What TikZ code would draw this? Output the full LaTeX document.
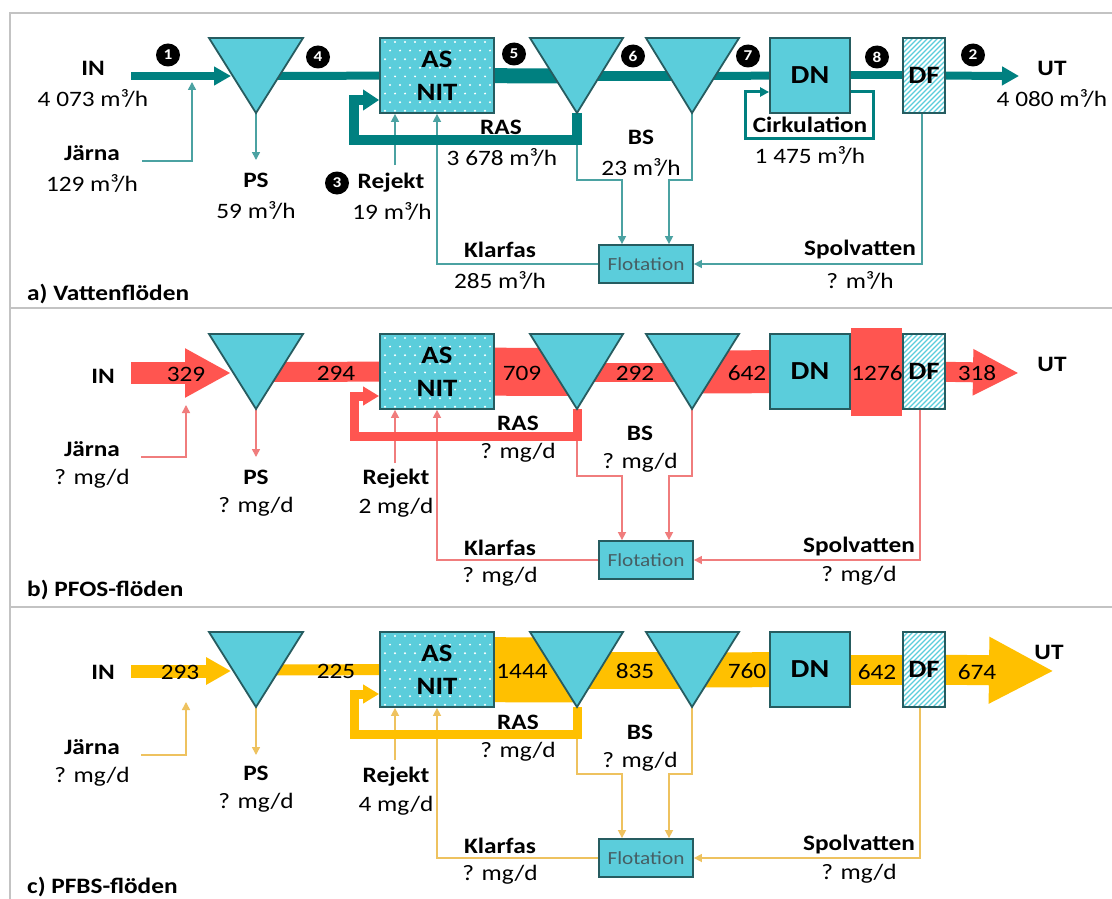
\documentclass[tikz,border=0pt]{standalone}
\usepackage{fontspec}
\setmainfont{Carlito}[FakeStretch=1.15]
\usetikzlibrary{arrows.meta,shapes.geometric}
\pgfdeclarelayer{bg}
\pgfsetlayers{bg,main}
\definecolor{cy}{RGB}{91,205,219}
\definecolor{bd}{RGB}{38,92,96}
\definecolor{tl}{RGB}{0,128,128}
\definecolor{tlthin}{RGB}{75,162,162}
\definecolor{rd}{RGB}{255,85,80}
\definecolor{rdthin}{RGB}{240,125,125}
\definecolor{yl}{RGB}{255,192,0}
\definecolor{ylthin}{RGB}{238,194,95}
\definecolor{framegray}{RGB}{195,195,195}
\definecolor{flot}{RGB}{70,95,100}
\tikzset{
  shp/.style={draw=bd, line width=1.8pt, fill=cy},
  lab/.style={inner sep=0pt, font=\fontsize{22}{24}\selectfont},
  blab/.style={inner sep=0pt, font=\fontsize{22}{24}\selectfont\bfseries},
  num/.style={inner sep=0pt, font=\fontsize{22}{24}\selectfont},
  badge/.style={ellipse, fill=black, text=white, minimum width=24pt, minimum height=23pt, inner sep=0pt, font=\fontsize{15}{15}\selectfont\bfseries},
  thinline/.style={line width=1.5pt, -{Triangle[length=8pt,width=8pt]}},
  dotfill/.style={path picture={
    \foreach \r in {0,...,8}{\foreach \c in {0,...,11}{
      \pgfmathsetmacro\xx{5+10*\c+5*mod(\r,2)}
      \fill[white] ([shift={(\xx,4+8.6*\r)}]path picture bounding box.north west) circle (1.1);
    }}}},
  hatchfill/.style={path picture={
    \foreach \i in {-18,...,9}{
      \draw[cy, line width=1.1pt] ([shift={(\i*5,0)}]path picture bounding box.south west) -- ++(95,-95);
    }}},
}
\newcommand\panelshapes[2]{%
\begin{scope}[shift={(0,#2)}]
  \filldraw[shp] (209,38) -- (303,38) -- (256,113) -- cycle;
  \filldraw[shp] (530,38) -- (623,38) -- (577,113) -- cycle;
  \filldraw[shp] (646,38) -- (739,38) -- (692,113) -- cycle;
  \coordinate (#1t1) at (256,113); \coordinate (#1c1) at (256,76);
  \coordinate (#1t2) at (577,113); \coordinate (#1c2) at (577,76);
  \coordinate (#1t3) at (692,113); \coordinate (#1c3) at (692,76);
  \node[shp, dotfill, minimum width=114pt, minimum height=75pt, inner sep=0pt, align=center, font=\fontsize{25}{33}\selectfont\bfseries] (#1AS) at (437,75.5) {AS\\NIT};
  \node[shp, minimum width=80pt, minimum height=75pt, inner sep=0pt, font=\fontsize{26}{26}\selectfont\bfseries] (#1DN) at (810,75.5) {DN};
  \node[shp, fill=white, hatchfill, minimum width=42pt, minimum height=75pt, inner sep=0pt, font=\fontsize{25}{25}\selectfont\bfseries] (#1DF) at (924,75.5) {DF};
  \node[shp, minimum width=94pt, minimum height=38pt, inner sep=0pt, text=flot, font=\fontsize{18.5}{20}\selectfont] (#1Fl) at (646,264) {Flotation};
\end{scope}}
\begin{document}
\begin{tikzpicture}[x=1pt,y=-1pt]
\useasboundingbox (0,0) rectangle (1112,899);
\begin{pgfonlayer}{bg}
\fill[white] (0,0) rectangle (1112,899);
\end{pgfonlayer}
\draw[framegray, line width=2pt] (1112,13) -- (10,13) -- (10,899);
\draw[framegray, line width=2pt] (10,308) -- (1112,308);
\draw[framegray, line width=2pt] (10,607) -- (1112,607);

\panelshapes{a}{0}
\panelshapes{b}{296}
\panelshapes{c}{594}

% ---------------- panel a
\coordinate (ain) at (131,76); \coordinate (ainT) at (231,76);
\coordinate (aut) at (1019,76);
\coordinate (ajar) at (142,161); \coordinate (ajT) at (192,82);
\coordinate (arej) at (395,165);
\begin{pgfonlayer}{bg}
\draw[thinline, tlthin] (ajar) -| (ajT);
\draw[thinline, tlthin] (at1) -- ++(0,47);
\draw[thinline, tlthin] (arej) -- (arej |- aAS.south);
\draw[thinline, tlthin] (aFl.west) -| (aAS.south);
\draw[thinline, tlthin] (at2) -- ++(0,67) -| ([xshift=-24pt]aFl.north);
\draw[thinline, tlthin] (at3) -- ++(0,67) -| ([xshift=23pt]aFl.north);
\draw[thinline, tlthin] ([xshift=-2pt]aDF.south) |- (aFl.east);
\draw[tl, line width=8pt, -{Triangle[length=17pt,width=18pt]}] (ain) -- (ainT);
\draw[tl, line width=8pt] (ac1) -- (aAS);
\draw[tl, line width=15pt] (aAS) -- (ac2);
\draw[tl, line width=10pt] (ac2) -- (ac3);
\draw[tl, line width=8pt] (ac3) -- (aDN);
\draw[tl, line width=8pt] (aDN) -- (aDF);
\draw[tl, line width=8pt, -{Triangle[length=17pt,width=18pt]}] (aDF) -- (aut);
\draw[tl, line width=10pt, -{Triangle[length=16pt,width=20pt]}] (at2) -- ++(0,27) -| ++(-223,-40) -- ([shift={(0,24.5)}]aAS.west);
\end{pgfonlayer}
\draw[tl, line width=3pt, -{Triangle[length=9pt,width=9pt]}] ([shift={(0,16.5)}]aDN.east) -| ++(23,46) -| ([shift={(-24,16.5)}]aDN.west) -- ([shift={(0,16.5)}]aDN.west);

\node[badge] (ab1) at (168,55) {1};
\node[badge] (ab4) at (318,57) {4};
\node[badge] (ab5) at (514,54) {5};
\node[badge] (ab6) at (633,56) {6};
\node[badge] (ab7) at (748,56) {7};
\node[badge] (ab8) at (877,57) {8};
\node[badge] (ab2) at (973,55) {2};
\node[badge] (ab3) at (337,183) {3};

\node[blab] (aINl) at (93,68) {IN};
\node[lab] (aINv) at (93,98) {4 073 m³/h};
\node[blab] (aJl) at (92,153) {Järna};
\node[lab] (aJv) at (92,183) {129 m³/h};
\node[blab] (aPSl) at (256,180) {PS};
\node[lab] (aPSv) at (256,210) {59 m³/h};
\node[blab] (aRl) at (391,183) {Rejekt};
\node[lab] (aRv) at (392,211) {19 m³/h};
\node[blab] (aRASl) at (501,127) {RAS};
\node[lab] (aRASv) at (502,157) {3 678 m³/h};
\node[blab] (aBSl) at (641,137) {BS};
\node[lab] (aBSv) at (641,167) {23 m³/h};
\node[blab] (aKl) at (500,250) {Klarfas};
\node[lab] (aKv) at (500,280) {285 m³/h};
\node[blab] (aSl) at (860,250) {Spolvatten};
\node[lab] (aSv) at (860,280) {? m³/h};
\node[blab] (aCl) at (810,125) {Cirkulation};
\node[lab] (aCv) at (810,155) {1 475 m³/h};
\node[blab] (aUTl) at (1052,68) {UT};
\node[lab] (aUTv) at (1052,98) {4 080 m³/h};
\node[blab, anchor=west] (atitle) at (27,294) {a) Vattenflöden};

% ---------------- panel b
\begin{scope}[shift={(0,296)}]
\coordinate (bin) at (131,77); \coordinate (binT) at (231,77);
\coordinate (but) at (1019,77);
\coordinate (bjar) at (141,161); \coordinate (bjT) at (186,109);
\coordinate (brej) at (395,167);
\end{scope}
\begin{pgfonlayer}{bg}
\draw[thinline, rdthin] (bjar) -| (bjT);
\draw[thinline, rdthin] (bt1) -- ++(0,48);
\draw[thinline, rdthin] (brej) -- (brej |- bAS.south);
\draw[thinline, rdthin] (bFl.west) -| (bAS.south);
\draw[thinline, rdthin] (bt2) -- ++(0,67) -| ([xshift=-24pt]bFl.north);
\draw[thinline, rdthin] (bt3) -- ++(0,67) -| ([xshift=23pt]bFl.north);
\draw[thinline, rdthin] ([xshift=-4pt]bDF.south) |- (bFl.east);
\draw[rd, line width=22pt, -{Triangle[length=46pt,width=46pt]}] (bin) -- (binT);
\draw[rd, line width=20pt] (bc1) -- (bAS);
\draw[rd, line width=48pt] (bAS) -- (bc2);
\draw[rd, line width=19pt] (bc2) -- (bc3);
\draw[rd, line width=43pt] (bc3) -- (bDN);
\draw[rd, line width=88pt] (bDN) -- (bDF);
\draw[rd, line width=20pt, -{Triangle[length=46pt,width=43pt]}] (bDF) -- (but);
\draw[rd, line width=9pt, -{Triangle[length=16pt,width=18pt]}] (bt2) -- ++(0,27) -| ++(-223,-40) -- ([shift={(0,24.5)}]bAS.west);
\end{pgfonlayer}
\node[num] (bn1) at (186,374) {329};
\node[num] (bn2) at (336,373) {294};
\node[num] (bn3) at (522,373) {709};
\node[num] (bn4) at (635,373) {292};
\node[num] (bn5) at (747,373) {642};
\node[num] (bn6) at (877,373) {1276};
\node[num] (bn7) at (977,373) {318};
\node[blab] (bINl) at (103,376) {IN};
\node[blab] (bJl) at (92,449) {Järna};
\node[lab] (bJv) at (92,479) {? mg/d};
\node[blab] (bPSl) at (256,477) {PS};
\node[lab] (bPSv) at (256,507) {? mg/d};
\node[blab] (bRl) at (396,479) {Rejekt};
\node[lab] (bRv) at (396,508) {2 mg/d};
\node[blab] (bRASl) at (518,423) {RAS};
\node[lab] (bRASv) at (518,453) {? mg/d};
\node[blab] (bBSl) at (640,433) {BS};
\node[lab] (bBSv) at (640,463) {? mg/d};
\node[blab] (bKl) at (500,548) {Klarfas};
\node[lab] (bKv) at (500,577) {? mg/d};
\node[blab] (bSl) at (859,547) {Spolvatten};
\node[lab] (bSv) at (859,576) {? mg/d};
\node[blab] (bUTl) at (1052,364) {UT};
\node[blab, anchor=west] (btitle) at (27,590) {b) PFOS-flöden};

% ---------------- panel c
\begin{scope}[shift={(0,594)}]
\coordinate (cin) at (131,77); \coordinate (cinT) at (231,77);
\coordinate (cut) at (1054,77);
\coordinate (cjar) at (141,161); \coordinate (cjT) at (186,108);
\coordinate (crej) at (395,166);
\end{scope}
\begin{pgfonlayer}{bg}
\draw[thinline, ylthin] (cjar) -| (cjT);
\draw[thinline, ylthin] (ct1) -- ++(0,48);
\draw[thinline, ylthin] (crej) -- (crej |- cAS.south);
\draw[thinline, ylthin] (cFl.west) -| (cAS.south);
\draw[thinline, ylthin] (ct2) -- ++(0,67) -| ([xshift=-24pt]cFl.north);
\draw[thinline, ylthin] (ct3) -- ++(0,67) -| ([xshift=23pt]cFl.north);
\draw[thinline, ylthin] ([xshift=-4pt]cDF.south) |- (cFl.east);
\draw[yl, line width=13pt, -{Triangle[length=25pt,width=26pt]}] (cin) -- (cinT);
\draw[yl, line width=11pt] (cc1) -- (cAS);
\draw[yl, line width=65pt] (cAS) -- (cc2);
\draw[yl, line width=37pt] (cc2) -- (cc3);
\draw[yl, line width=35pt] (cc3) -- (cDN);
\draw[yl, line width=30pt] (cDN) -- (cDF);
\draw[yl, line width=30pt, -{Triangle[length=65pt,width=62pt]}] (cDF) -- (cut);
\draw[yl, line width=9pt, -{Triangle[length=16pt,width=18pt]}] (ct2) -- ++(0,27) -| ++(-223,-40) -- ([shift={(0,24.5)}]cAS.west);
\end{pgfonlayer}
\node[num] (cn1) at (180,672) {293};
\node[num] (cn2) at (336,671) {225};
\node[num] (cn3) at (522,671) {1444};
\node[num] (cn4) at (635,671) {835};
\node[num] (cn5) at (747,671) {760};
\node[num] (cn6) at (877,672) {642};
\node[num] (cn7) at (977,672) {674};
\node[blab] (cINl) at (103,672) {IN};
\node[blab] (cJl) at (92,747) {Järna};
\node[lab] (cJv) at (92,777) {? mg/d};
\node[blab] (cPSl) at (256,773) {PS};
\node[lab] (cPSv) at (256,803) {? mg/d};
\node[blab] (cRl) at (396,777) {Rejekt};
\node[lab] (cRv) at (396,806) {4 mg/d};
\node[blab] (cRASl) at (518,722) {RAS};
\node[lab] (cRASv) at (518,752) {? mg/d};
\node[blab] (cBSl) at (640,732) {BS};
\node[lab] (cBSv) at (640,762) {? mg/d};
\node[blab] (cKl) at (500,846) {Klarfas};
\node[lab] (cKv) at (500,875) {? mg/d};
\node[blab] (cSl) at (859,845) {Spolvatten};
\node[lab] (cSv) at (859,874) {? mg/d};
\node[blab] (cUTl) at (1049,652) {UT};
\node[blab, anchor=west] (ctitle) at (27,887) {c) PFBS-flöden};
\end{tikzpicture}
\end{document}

■ ■ ■ ■ ■ ■ ■

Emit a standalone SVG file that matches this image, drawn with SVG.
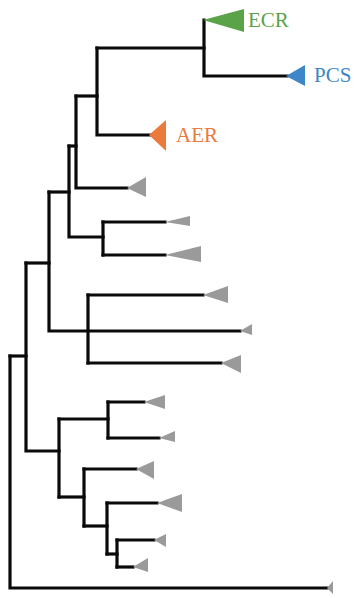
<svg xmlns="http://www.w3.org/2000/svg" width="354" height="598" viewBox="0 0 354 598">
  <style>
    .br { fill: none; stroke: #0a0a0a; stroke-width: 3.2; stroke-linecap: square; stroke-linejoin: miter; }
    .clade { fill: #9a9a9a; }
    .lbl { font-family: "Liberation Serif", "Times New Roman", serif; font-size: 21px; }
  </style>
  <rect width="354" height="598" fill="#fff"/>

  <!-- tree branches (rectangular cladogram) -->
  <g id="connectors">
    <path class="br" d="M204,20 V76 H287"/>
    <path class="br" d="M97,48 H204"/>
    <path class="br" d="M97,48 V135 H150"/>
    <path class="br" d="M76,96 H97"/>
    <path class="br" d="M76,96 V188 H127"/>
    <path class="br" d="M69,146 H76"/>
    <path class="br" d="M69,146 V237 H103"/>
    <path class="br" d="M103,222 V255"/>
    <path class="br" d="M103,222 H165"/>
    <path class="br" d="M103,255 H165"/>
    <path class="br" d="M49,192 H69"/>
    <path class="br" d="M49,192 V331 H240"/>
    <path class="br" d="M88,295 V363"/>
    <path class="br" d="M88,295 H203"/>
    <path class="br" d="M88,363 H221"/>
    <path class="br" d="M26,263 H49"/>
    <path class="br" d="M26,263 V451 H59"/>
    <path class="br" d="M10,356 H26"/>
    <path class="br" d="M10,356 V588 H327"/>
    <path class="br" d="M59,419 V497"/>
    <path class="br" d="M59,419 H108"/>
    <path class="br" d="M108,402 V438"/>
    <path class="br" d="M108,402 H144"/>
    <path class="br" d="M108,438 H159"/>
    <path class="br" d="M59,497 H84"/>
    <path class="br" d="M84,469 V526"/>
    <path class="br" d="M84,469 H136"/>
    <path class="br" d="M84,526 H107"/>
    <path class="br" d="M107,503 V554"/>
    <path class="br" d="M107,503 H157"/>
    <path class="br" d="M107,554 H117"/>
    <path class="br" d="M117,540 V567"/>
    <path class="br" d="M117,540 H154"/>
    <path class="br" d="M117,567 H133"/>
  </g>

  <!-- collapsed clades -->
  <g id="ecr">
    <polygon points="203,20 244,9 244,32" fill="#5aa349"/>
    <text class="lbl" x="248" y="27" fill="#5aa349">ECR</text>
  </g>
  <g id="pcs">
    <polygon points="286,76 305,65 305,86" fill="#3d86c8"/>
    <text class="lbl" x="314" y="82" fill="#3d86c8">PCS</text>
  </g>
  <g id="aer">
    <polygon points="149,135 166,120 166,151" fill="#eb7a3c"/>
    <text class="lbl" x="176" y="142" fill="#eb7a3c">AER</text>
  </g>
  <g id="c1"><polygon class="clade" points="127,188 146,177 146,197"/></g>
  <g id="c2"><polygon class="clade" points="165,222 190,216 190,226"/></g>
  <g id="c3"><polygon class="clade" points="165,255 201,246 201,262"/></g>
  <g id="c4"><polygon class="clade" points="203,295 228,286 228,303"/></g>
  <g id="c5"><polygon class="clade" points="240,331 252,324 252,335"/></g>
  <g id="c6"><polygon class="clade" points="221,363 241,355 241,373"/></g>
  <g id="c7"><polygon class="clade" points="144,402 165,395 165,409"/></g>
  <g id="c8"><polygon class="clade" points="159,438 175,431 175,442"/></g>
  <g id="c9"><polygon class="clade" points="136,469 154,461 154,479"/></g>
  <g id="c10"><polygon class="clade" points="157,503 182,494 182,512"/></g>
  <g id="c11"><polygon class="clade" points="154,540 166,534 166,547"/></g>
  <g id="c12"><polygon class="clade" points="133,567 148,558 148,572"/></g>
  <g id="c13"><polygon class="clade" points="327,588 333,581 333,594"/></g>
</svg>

■ ■ ■ ■ ■ ■ ■

WHAT IS BEING ASKED: Using the material above, gather every line that includes "this".

RESPONSE:
What TikZ code would draw this? Output the full LaTeX document.
Emit a standalone SVG file that matches this image, drawn with SVG.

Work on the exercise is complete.